● AIM
Without the pictures, extract every line from the start of the material to the line containing "const y = d3.scaleLinear().domain([10, 18]).range([height, 0]);", both ends included.
◆ ◆ ◆ ◆
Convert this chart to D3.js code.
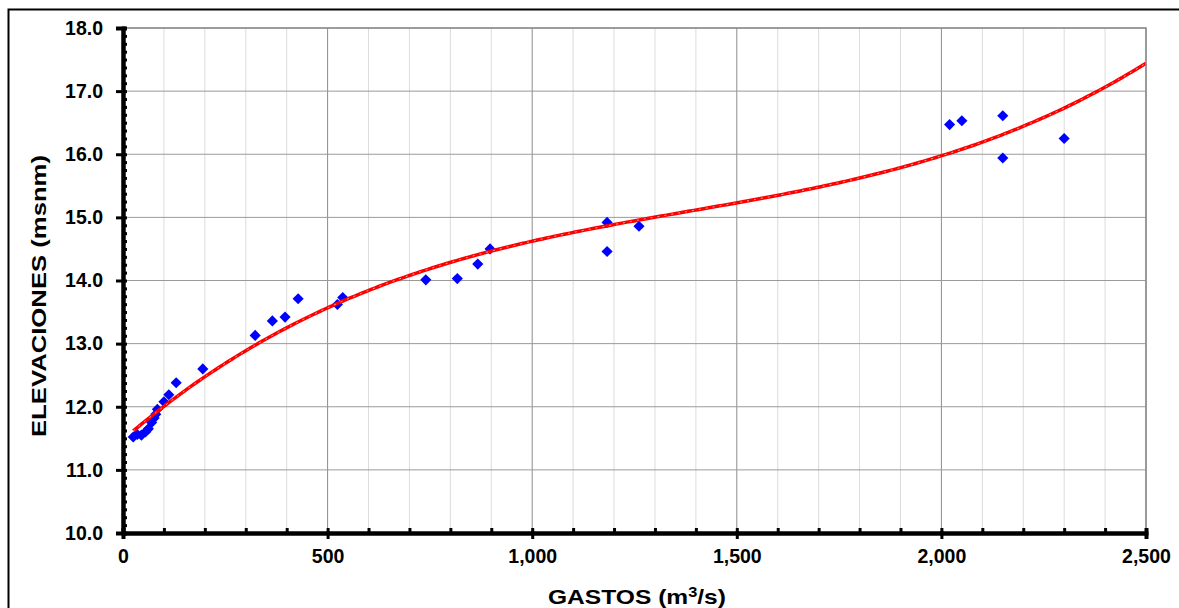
<!DOCTYPE html>
<html>
<head>
<meta charset="utf-8">
<script src="https://cdn.jsdelivr.net/npm/d3@7"></script>
<style>
  body { margin: 0; background: #fff; }
  text { font-family: "Liberation Sans", Arial, sans-serif; font-weight: bold; fill: #000; }
</style>
</head>
<body>
<div id="chart"></div>
<script>
// datos
const gastos = [25, 35, 45, 55, 62, 70, 76, 80, 84, 100, 112, 130, 195, 323, 365, 396, 428, 524, 537,
  740, 817, 867, 897, 1183, 1183, 1261, 2020, 2050, 2150, 2150, 2300];
const elevaciones = [11.52, 11.56, 11.55, 11.60, 11.65, 11.75, 11.82, 11.88, 11.96, 12.08, 12.19, 12.38, 12.60,
  13.13, 13.36, 13.42, 13.71, 13.62, 13.73, 14.01, 14.03, 14.26, 14.50, 14.92, 14.46, 14.86,
  16.47, 16.53, 16.61, 15.94, 16.25];
const xTicks = [0, 500, 1000, 1500, 2000, 2500];
const yTicks = [10, 11, 12, 13, 14, 15, 16, 17, 18];

const W = 1179, H = 608;
const margin = { top: 28, right: 33, bottom: 75, left: 123 };
const width = W - margin.left - margin.right;
const height = H - margin.top - margin.bottom;

const svg = d3.select("#chart").append("svg")
  .attr("width", W).attr("height", H);

// marco exterior
svg.append("rect")
  .attr("x", 8.5).attr("y", 9.5)
  .attr("width", W + 10).attr("height", H + 10)
  .attr("fill", "none").attr("stroke", "#000").attr("stroke-width", 2);

const chart = svg.append("g").attr("transform", `translate(${margin.left},${margin.top})`);

const x = d3.scaleLinear().domain([0, 2500]).range([0, width]);
const y = d3.scaleLinear().domain([10, 18]).range([height, 0]);

//------ rejilla
const minorX = d3.range(100, 2500, 100).filter(v => v % 500 !== 0);
chart.append("g").selectAll("line").data(minorX).join("line")
  .attr("x1", d => x(d)).attr("x2", d => x(d))
  .attr("y1", 0).attr("y2", height)
  .attr("stroke", "#dcdcdc").attr("stroke-width", 1);
chart.append("g").selectAll("line").data(xTicks.slice(1)).join("line")
  .attr("x1", d => x(d)).attr("x2", d => x(d))
  .attr("y1", 0).attr("y2", height)
  .attr("stroke", "#8c8c8c").attr("stroke-width", 1);
chart.append("g").selectAll("line").data(yTicks.slice(1)).join("line")
  .attr("x1", 0).attr("x2", width)
  .attr("y1", d => y(d)).attr("y2", d => y(d))
  .attr("stroke", "#9a9a9a").attr("stroke-width", 1);

//------ puntos medidos
const diamond = d3.symbol().type(d3.symbolSquare).size(62);
chart.append("g").selectAll("path").data(gastos).join("path")
  .attr("d", diamond)
  .attr("transform", (d, i) => `translate(${x(d)},${y(elevaciones[i])}) rotate(45)`)
  .attr("fill", "#0000ff");

//------ linea de tendencia: ajuste polinomial de grado 3 por minimos cuadrados
function polyFit(xs, ys, deg) {
  const n = deg + 1;
  const A = Array.from({ length: n }, () => new Array(n + 1).fill(0));
  xs.forEach((xv, k) => {
    for (let i = 0; i < n; i++) {
      for (let j = 0; j < n; j++) A[i][j] += Math.pow(xv, i + j);
      A[i][n] += ys[k] * Math.pow(xv, i);
    }
  });
  for (let c = 0; c < n; c++) {
    let p = c;
    for (let r = c + 1; r < n; r++) if (Math.abs(A[r][c]) > Math.abs(A[p][c])) p = r;
    [A[c], A[p]] = [A[p], A[c]];
    for (let r = 0; r < n; r++) {
      if (r === c) continue;
      const f = A[r][c] / A[c][c];
      for (let k = c; k <= n; k++) A[r][k] -= f * A[c][k];
    }
  }
  return A.map((row, i) => row[n] / row[i]);
}
const coef = polyFit(gastos.map(g => g / 1000), elevaciones, 3);
const trend = q => coef.reduce((s, c, i) => s + c * Math.pow(q / 1000, i), 0);
const trendX = d3.range(d3.min(gastos), 2500, 10).concat([2500]);

const line = d3.line().x(d => x(d)).y(d => y(trend(d))).curve(d3.curveLinear);
chart.append("path").datum(trendX)
  .attr("d", line).attr("fill", "none")
  .attr("stroke", "#ff0000").attr("stroke-width", 3.5);
chart.append("path").datum(trendX)
  .attr("d", line).attr("fill", "none")
  .attr("stroke", "#ff9a9a").attr("stroke-width", 1)
  .attr("stroke-dasharray", "2,5");

//------ borde del area de trazado (arriba y derecha)
chart.append("path")
  .attr("d", `M0,0H${width}V${height}`)
  .attr("fill", "none").attr("stroke", "#8c8c8c").attr("stroke-width", 1.5);

//------ ejes
const yMinor = chart.append("g")
  .call(d3.axisLeft(y).tickValues(d3.range(10, 18.001, 0.125)).tickSize(-4).tickFormat(""));
const yAxis = chart.append("g")
  .call(d3.axisLeft(y).tickValues(yTicks).tickSize(7).tickPadding(13).tickFormat(d3.format(".1f")));

const xMinor = chart.append("g").attr("transform", `translate(0,${height})`)
  .call(d3.axisBottom(x).tickValues(d3.range(0, 2501, 100)).tickSize(-5).tickFormat(""));
const xAxis = chart.append("g").attr("transform", `translate(0,${height})`)
  .call(d3.axisBottom(x).tickValues(xTicks).tickSize(6).tickPadding(10).tickFormat(d3.format(",")));

[yMinor, yAxis, xMinor, xAxis].forEach(g => {
  g.select(".domain").attr("stroke", "#000").attr("stroke-width", 4);
  g.selectAll(".tick line").attr("stroke", "#000").attr("stroke-width", 3);
});
// marcas principales cruzando el eje
yAxis.selectAll(".tick line").attr("x2", -7).attr("x1", 2);
xAxis.selectAll(".tick line").attr("y1", -2).attr("y2", 6);
yAxis.selectAll(".tick text").style("font-size", "19.5px");
xAxis.selectAll(".tick text").style("font-size", "19.5px");

//------ titulos de los ejes
svg.append("text")
  .attr("x", 637).attr("y", 604)
  .attr("text-anchor", "middle").style("font-size", "21px")
  .attr("textLength", 178).attr("lengthAdjust", "spacingAndGlyphs")
  .html("GASTOS (m<tspan dy='-7' style='font-size:14px'>3</tspan><tspan dy='7'>/s)</tspan>");

svg.append("text")
  .attr("transform", "translate(46,296) rotate(-90)")
  .attr("text-anchor", "middle").style("font-size", "21px")
  .attr("textLength", 282).attr("lengthAdjust", "spacingAndGlyphs")
  .text("ELEVACIONES (msnm)");
</script>
</body>
</html>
◆ ◆ ◆ ◆
● SOLUTION FOR THIS EXERCISE
Convert this chart to D3.js code.
<!DOCTYPE html>
<html>
<head>
<meta charset="utf-8">
<script src="https://cdn.jsdelivr.net/npm/d3@7"></script>
<style>
  body { margin: 0; background: #fff; }
  text { font-family: "Liberation Sans", Arial, sans-serif; font-weight: bold; fill: #000; }
</style>
</head>
<body>
<div id="chart"></div>
<script>
// datos
const gastos = [25, 35, 45, 55, 62, 70, 76, 80, 84, 100, 112, 130, 195, 323, 365, 396, 428, 524, 537,
  740, 817, 867, 897, 1183, 1183, 1261, 2020, 2050, 2150, 2150, 2300];
const elevaciones = [11.52, 11.56, 11.55, 11.60, 11.65, 11.75, 11.82, 11.88, 11.96, 12.08, 12.19, 12.38, 12.60,
  13.13, 13.36, 13.42, 13.71, 13.62, 13.73, 14.01, 14.03, 14.26, 14.50, 14.92, 14.46, 14.86,
  16.47, 16.53, 16.61, 15.94, 16.25];
const xTicks = [0, 500, 1000, 1500, 2000, 2500];
const yTicks = [10, 11, 12, 13, 14, 15, 16, 17, 18];

const W = 1179, H = 608;
const margin = { top: 28, right: 33, bottom: 75, left: 123 };
const width = W - margin.left - margin.right;
const height = H - margin.top - margin.bottom;

const svg = d3.select("#chart").append("svg")
  .attr("width", W).attr("height", H);

// marco exterior
svg.append("rect")
  .attr("x", 8.5).attr("y", 9.5)
  .attr("width", W + 10).attr("height", H + 10)
  .attr("fill", "none").attr("stroke", "#000").attr("stroke-width", 2);

const chart = svg.append("g").attr("transform", `translate(${margin.left},${margin.top})`);

const x = d3.scaleLinear().domain([0, 2500]).range([0, width]);
const y = d3.scaleLinear().domain([10, 18]).range([height, 0]);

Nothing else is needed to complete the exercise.